Monday, March 14, 2011
Wood Chip Mushroom Spawn
If you buy any kind of mushroom kit online, except portabella, it will most likely come in the form of a 5lb block of wood chips grown through with mycelium. The reason for this is simple. Wood chips are easy to colonize for mushrooms, a nutritious food source, and a convenient medium for transfer. One of the best things about growing mushrooms on wood chips is that they can be fruited up to three times and then used to transfer mushrooms to a new substrate. In fact, it really doesn’t matter (for most mushrooms, that is*) whether you bought the block for transferring mycelium to a new medium or for producing mushrooms. It can first be fruited and then broken up and used as spawn.

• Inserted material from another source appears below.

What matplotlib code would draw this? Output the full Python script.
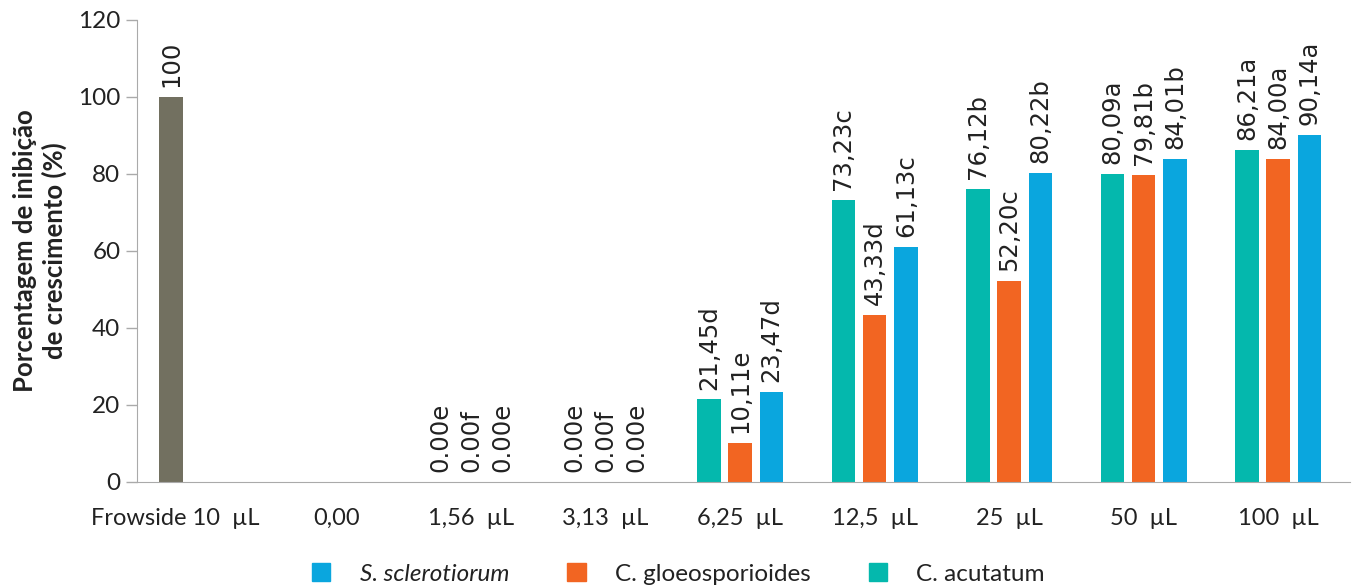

Growing mushrooms on wood chips is pretty easy. First you need to match the wood with the preferences of the mushroom. Then you need to get the wood into the right form. Sawdust tends to be to fine and packs a bit too tightly for optimal mushroom growth. Large wood chips tend to have too much air flow for the mushrooms to grow well from one to the next. A good mixture of the two (about 20% chips to 80% sawdust or fine wood chips works best. If you have a chipper that grinds them fairly small but not quite sawdust, like I have, it works well as is. Just don’t use wood shavings from your pal’s wood shop. Even if they use the right kind of wood, the curled shape keeps the shavings from packing very well and the mushrooms don’t grow well on it.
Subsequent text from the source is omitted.